#### WHAT THIS TASK INVOLVES:
Begin with the first line below and retype each line exactly through the line containing "tail_level = 0.10". Any pictures are to be left out.

#### INFORMATION SUPPLIED:
** begin **

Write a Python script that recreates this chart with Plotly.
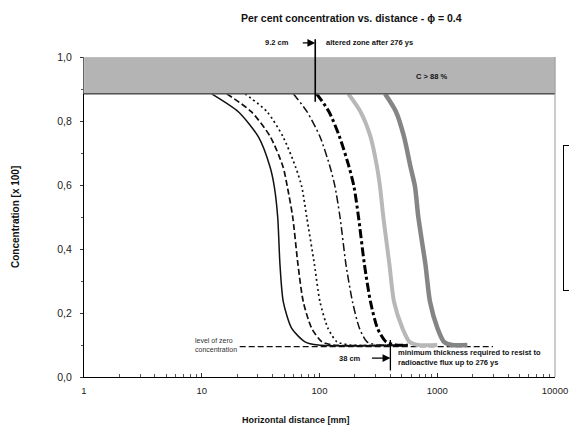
import math
import plotly.graph_objects as go

# ---- data ----
series_names = ["Curve 1", "Curve 2", "Curve 3", "Curve 4", "Curve 5", "Curve 6", "Curve 7"]

# concentration levels at which each curve's distance was read
conc_levels = [0.885, 0.829, 0.751, 0.657, 0.595, 0.50, 0.35, 0.235, 0.152, 0.110, 0.10]

# distances [mm] for each curve at those levels, then the flat tail at 0.1
c1_x = [12.15, 20.44, 30.22, 37.98, 41.31, 44.16, 46.19, 49.27, 58.07, 75.31, 97.7]
c2_x = [16.29, 26.35, 38.21, 48.98, 53.29, 59.21, 65.70, 72.85, 85.87, 105.0, 130.2]
c3_x = [23.30, 35.83, 48.98, 62.55, 70.62, 77.87, 90.68, 100.98, 118.1, 140.8, 181.6]
c4_x = [59.91, 78.31, 100.98, 122.8, 135.4, 149.3, 168.0, 190.7, 218.7, 253.2, 314.0]
c5_x = [94.67, 120.4, 147.9, 178.1, 196.3, 214.4, 241.1, 271.1, 310.9, 367.1, 446.3]
c6_x = [175.7, 222.9, 271.1, 307.8, 326.4, 348.3, 393.0, 429.3, 506.9, 581.2, 686.4]
c7_x = [359.9, 446.3, 521.9, 592.7, 647.1, 690.5, 794.8, 867.9, 1005, 1141, 1334]

tail_end_x = [560, 560, 560, 560, 560, 1000, 1800]
tail_level = 0.10

zero_level_x = [21, 2975]
zero_level_y = [0.095, 0.095]

x_tickvals = [1, 10, 100, 1000, 10000]
x_ticktext = ["1", "10", "100", "1000", "10000"]
y_tickvals = [0.0, 0.2, 0.4, 0.6, 0.8, 1.0]
y_ticktext = ["0,0", "0,2", "0,4", "0,6", "0,8", "1,0"]

band_low, band_high = 0.885, 1.0
altered_zone_mm = 92      # 9.2 cm
min_thickness_mm = 400    # 38 cm marker position

# ---- styles ----
styles = [
    dict(color="#111111", width=1.5, dash="solid"),
    dict(color="#111111", width=1.7, dash="6px,3px"),
    dict(color="#111111", width=1.7, dash="2px,3px"),
    dict(color="#111111", width=1.5, dash="8px,3px,2px,3px"),
    dict(color="#000000", width=3.0, dash="9px,3px,3px,3px"),
    dict(color="#b8b8b8", width=4.0, dash="solid"),
    dict(color="#858585", width=4.5, dash="solid"),
]

xs = [c1_x, c2_x, c3_x, c4_x, c5_x, c6_x, c7_x]

FONT = "Liberation Sans, Arial, sans-serif"

fig = go.Figure()

fig.add_trace(go.Scatter(
    x=zero_level_x, y=zero_level_y, mode="lines",
    line=dict(color="#111111", width=1.4, dash="6px,3px"),
    showlegend=False, hoverinfo="skip"))

for name, x, tail, st in zip(series_names, xs, tail_end_x, styles):
    fig.add_trace(go.Scatter(x=x + [tail], y=conc_levels + [tail_level], mode="lines", name=name,
                             line=dict(shape="spline", smoothing=0.7, **st)))

lg = math.log10

shapes = [
    dict(type="rect", xref="paper", yref="y", x0=0, x1=1, y0=band_low, y1=band_high,
         fillcolor="#b4b4b4", line=dict(color="#c8c8c8", width=1), layer="above"),
    dict(type="line", xref="paper", yref="y", x0=0, x1=1, y0=band_low, y1=band_low,
         line=dict(color="#555555", width=1.4), layer="above"),
    dict(type="line", xref="paper", yref="paper", x0=1, x1=1, y0=0, y1=1,
         line=dict(color="#999999", width=1)),
]

small = dict(family=FONT, size=7.5, color="#111111")
annotations = [
    # title
    dict(text="<b>Per cent concentration vs. distance - \u03d5 = 0.4</b>", xref="paper", yref="paper",
         x=0.569, y=1.122, xanchor="center", yanchor="middle", showarrow=False,
         font=dict(family=FONT, size=10.5, color="#111111")),
    # axis titles
    dict(text="<b>Concentration [x 100]</b>", xref="paper", yref="paper", x=-0.1465, y=0.5,
         xanchor="center", yanchor="middle", textangle=-90, showarrow=False,
         font=dict(family=FONT, size=10, color="#111111")),
    dict(text="<b>Horizontal distance [mm]</b>", xref="paper", yref="paper", x=0.45, y=-0.134,
         xanchor="center", yanchor="middle", showarrow=False,
         font=dict(family=FONT, size=9, color="#111111")),
    # altered zone callout
    dict(text="", x=lg(altered_zone_mm), y=0.86, xref="x", yref="y", showarrow=True,
         arrowhead=0, arrowwidth=1.6, arrowcolor="#000", ax=0, ay=-64),
    dict(text="", x=lg(altered_zone_mm), y=1.044, xref="x", yref="paper", showarrow=True,
         arrowhead=2, arrowsize=1.2, arrowwidth=1.3, arrowcolor="#000", ax=-14, ay=0),
    dict(text="<b>9.2 cm</b>", x=lg(altered_zone_mm), y=1.044, xref="x", yref="paper",
         xanchor="right", yanchor="middle", xshift=-24, showarrow=False, font=small),
    dict(text="<b>altered zone after 276 ys</b>", x=lg(altered_zone_mm), y=1.044, xref="x",
         yref="paper", xanchor="left", yanchor="middle", xshift=9, showarrow=False, font=small),
    dict(text="<b>C > 88 %</b>", x=lg(900), y=0.94, xref="x", yref="y", xanchor="center",
         yanchor="middle", showarrow=False, font=small),
    # zero level label
    dict(text="level of zero<br>concentration", x=lg(zero_level_x[0]), y=0.1, xref="x", yref="y",
         xanchor="right", yanchor="middle", align="left", xshift=-1, showarrow=False,
         font=dict(family=FONT, size=7, color="#333333")),
    # minimum thickness callout
    dict(text="", x=lg(min_thickness_mm), y=0.02, xref="x", yref="y", showarrow=True,
         arrowhead=0, arrowwidth=1.3, arrowcolor="#000", ax=0, ay=-32),
    dict(text="", x=lg(min_thickness_mm), y=0.059, xref="x", yref="y", showarrow=True,
         arrowhead=2, arrowsize=1.2, arrowwidth=1.3, arrowcolor="#000", ax=-20, ay=0),
    dict(text="<b>38 cm</b>", x=lg(min_thickness_mm), y=0.059, xref="x", yref="y",
         xanchor="right", yanchor="middle", xshift=-27, showarrow=False, font=small),
    dict(text="<b>minimum thickness required to resist to<br>radioactive flux up to 276 ys</b>",
         x=lg(min_thickness_mm), y=0.0625, xref="x", yref="y", xanchor="left", yanchor="middle",
         align="left", xshift=6, showarrow=False, font=small),
]

fig.update_layout(
    width=569, height=429,
    margin=dict(l=84, r=14, t=57, b=52, autoexpand=False),
    paper_bgcolor="white", plot_bgcolor="white",
    font=dict(family=FONT, color="#222222"),
    shapes=shapes, annotations=annotations,
    legend=dict(x=1.017, xanchor="left", y=0.497, yanchor="middle",
                bordercolor="#000", borderwidth=1.2, bgcolor="white",
                font=dict(family=FONT, size=7), tracegroupgap=0),
    showlegend=True,
)

fig.update_xaxes(type="log", range=[0, 4], tickvals=x_tickvals, ticktext=x_ticktext,
                 showgrid=False, zeroline=False, showline=True, linecolor="#000", linewidth=1.3,
                 ticks="inside", ticklen=4, tickcolor="#333",
                 minor=dict(ticks="inside", ticklen=3, tickcolor="#555", dtick="D1", showgrid=False),
                 tickfont=dict(family=FONT, size=9.5, color="#222"), ticklabelstandoff=4)
fig.update_yaxes(range=[0, 1], tickvals=y_tickvals, ticktext=y_ticktext,
                 showgrid=False, zeroline=False, showline=True, linecolor="#000", linewidth=1.3,
                 ticks="outside", ticklen=3, tickcolor="#333",
                 minor=dict(ticks="outside", ticklen=2, tickcolor="#555", dtick=0.1, showgrid=False),
                 tickfont=dict(family=FONT, size=10.5, color="#222"), ticklabelstandoff=6)

fig.write_html("out.html")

** end **

#### ANSWER FOR THE TASK:
Write a Python script that recreates this chart with Plotly.
import math
import plotly.graph_objects as go

# ---- data ----
series_names = ["Curve 1", "Curve 2", "Curve 3", "Curve 4", "Curve 5", "Curve 6", "Curve 7"]

# concentration levels at which each curve's distance was read
conc_levels = [0.885, 0.829, 0.751, 0.657, 0.595, 0.50, 0.35, 0.235, 0.152, 0.110, 0.10]

# distances [mm] for each curve at those levels, then the flat tail at 0.1
c1_x = [12.15, 20.44, 30.22, 37.98, 41.31, 44.16, 46.19, 49.27, 58.07, 75.31, 97.7]
c2_x = [16.29, 26.35, 38.21, 48.98, 53.29, 59.21, 65.70, 72.85, 85.87, 105.0, 130.2]
c3_x = [23.30, 35.83, 48.98, 62.55, 70.62, 77.87, 90.68, 100.98, 118.1, 140.8, 181.6]
c4_x = [59.91, 78.31, 100.98, 122.8, 135.4, 149.3, 168.0, 190.7, 218.7, 253.2, 314.0]
c5_x = [94.67, 120.4, 147.9, 178.1, 196.3, 214.4, 241.1, 271.1, 310.9, 367.1, 446.3]
c6_x = [175.7, 222.9, 271.1, 307.8, 326.4, 348.3, 393.0, 429.3, 506.9, 581.2, 686.4]
c7_x = [359.9, 446.3, 521.9, 592.7, 647.1, 690.5, 794.8, 867.9, 1005, 1141, 1334]

tail_end_x = [560, 560, 560, 560, 560, 1000, 1800]
tail_level = 0.10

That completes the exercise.